- **Dataset section**:
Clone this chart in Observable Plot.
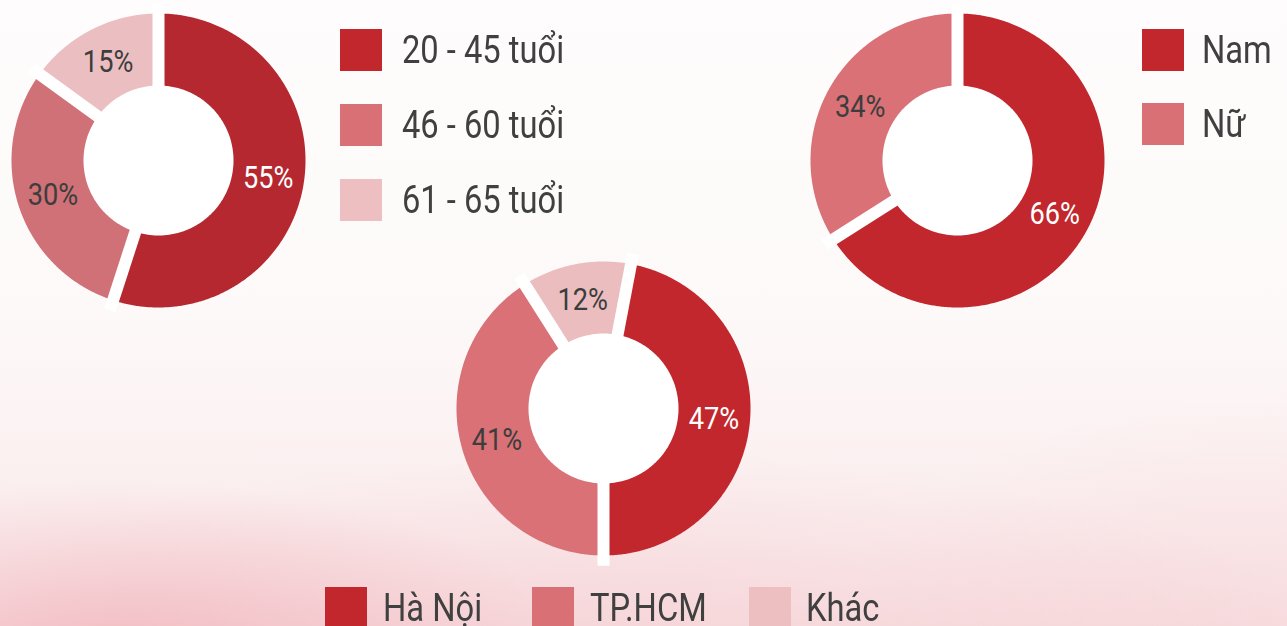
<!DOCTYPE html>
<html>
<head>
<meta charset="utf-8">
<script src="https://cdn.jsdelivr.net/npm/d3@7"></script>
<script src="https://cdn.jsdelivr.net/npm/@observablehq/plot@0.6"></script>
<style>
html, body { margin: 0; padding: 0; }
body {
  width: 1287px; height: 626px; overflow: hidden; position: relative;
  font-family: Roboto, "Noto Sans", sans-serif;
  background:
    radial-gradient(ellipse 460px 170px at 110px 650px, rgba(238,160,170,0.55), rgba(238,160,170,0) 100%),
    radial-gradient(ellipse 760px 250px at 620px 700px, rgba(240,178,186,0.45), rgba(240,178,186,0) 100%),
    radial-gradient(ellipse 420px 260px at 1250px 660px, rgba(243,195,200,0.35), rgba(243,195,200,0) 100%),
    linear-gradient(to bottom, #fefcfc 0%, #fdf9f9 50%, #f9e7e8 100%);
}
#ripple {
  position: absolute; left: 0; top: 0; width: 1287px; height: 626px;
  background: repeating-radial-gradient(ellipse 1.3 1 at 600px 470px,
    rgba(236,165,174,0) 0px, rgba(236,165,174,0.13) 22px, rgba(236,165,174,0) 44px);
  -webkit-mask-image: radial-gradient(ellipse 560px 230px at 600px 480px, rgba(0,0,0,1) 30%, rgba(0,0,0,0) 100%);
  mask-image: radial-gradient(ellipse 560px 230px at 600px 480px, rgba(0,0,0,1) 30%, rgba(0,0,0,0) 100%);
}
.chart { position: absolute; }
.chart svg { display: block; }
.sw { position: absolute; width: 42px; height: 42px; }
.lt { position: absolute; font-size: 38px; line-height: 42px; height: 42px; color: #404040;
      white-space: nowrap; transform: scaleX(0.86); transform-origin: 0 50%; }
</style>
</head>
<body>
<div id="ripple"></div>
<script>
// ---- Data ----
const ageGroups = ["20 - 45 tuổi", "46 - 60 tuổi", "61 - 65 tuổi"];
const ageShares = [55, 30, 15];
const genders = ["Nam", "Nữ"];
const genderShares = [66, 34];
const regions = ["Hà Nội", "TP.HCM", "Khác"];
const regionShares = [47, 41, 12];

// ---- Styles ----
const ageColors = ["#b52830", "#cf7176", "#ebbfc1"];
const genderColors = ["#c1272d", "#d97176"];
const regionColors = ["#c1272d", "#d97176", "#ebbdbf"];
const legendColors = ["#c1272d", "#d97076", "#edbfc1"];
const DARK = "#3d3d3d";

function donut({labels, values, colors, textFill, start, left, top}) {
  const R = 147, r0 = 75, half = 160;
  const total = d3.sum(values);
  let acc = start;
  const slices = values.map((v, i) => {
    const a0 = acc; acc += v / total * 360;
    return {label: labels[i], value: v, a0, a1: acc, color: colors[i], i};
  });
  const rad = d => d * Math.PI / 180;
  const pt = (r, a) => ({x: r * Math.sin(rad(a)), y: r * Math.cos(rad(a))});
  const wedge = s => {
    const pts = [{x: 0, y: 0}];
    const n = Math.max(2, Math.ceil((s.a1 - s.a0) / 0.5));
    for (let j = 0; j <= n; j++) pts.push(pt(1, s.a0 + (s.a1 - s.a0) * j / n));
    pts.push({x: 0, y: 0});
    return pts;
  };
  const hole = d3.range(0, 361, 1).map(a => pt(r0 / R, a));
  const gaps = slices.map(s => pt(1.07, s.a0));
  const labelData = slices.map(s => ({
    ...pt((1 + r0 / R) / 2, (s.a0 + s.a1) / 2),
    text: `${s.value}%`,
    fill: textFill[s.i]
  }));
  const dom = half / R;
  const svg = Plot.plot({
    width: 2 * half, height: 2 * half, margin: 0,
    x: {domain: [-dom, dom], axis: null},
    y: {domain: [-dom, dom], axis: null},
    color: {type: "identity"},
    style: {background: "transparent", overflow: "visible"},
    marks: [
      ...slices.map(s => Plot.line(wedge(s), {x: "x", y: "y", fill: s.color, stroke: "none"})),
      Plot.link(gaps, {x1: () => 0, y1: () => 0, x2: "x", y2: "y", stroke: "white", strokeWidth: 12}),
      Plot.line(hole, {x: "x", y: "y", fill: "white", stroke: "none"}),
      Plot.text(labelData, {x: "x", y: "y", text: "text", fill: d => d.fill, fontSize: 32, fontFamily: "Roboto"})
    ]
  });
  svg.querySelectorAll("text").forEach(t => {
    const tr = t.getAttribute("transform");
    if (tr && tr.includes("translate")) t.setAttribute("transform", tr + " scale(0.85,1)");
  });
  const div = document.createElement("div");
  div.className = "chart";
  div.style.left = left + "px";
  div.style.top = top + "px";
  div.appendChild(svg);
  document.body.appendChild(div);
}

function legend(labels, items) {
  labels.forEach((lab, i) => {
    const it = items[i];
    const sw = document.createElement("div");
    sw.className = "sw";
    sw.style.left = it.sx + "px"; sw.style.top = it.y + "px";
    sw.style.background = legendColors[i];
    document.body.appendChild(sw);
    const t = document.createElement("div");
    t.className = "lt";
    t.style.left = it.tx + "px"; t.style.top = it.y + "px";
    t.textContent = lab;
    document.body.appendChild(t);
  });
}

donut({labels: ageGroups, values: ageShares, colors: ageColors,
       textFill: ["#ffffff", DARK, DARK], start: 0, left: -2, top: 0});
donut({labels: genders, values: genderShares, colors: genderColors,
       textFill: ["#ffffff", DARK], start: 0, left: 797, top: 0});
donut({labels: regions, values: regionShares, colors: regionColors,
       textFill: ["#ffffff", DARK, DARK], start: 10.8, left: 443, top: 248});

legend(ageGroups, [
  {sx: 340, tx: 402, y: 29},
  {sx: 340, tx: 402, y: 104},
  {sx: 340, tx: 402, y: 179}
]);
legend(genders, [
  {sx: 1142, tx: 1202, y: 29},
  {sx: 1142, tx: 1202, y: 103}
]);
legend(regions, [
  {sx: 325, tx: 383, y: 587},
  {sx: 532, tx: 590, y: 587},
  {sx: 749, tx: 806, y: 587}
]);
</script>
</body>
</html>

- **Task prompt**:
Which lines of the material contain the string "chart"? List each of them.

- **Worked solution**:
Clone this chart in Observable Plot.
.chart { position: absolute; }
.chart svg { display: block; }
  div.className = "chart";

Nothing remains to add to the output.